* _DATA SECTION_:
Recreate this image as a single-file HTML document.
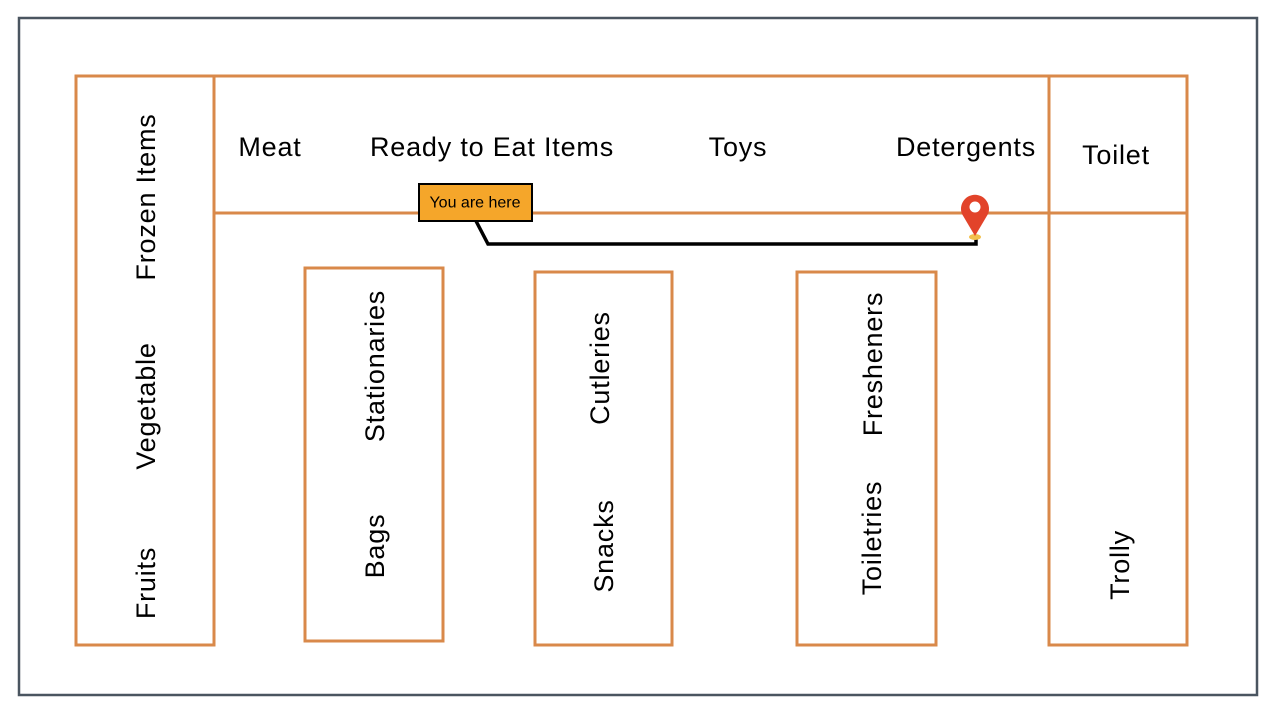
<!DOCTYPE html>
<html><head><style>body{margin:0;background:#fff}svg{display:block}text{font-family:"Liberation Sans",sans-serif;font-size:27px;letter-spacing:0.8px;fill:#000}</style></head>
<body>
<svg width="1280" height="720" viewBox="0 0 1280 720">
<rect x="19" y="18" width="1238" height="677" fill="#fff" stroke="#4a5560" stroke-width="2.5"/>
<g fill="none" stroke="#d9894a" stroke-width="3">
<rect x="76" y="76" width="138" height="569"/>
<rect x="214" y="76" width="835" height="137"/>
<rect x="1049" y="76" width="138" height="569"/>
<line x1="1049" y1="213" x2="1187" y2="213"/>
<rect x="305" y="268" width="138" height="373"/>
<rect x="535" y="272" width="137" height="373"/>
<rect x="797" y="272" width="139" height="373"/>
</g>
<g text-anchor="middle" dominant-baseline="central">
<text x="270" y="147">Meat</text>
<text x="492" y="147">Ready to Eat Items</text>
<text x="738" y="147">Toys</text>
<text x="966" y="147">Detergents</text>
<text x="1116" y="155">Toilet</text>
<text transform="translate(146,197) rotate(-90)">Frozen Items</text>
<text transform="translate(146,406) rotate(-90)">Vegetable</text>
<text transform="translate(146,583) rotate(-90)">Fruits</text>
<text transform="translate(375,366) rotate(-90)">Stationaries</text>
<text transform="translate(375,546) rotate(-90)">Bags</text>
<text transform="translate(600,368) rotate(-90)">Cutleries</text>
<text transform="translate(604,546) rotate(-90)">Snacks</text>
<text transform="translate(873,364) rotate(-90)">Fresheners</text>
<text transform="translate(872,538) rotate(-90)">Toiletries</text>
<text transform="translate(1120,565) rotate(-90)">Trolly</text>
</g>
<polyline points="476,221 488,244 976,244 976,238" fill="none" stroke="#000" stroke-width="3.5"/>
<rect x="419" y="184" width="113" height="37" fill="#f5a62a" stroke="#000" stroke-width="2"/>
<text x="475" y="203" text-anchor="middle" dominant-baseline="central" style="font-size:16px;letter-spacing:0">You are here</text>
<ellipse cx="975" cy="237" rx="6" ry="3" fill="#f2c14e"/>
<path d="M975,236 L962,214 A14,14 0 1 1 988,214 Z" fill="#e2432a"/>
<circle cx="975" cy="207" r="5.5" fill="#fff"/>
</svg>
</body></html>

* _DIRECTIONS_: Leave the images out, please, and restate each line word for word.

* _WRITTEN SOLUTION_:
Recreate this image as a single-file HTML document.
<!DOCTYPE html>
<html><head><style>body{margin:0;background:#fff}svg{display:block}text{font-family:"Liberation Sans",sans-serif;font-size:27px;letter-spacing:0.8px;fill:#000}</style></head>
<body>
<svg width="1280" height="720" viewBox="0 0 1280 720">
<rect x="19" y="18" width="1238" height="677" fill="#fff" stroke="#4a5560" stroke-width="2.5"/>
<g fill="none" stroke="#d9894a" stroke-width="3">
<rect x="76" y="76" width="138" height="569"/>
<rect x="214" y="76" width="835" height="137"/>
<rect x="1049" y="76" width="138" height="569"/>
<line x1="1049" y1="213" x2="1187" y2="213"/>
<rect x="305" y="268" width="138" height="373"/>
<rect x="535" y="272" width="137" height="373"/>
<rect x="797" y="272" width="139" height="373"/>
</g>
<g text-anchor="middle" dominant-baseline="central">
<text x="270" y="147">Meat</text>
<text x="492" y="147">Ready to Eat Items</text>
<text x="738" y="147">Toys</text>
<text x="966" y="147">Detergents</text>
<text x="1116" y="155">Toilet</text>
<text transform="translate(146,197) rotate(-90)">Frozen Items</text>
<text transform="translate(146,406) rotate(-90)">Vegetable</text>
<text transform="translate(146,583) rotate(-90)">Fruits</text>
<text transform="translate(375,366) rotate(-90)">Stationaries</text>
<text transform="translate(375,546) rotate(-90)">Bags</text>
<text transform="translate(600,368) rotate(-90)">Cutleries</text>
<text transform="translate(604,546) rotate(-90)">Snacks</text>
<text transform="translate(873,364) rotate(-90)">Fresheners</text>
<text transform="translate(872,538) rotate(-90)">Toiletries</text>
<text transform="translate(1120,565) rotate(-90)">Trolly</text>
</g>
<polyline points="476,221 488,244 976,244 976,238" fill="none" stroke="#000" stroke-width="3.5"/>
<rect x="419" y="184" width="113" height="37" fill="#f5a62a" stroke="#000" stroke-width="2"/>
<text x="475" y="203" text-anchor="middle" dominant-baseline="central" style="font-size:16px;letter-spacing:0">You are here</text>
<ellipse cx="975" cy="237" rx="6" ry="3" fill="#f2c14e"/>
<path d="M975,236 L962,214 A14,14 0 1 1 988,214 Z" fill="#e2432a"/>
<circle cx="975" cy="207" r="5.5" fill="#fff"/>
</svg>
</body></html>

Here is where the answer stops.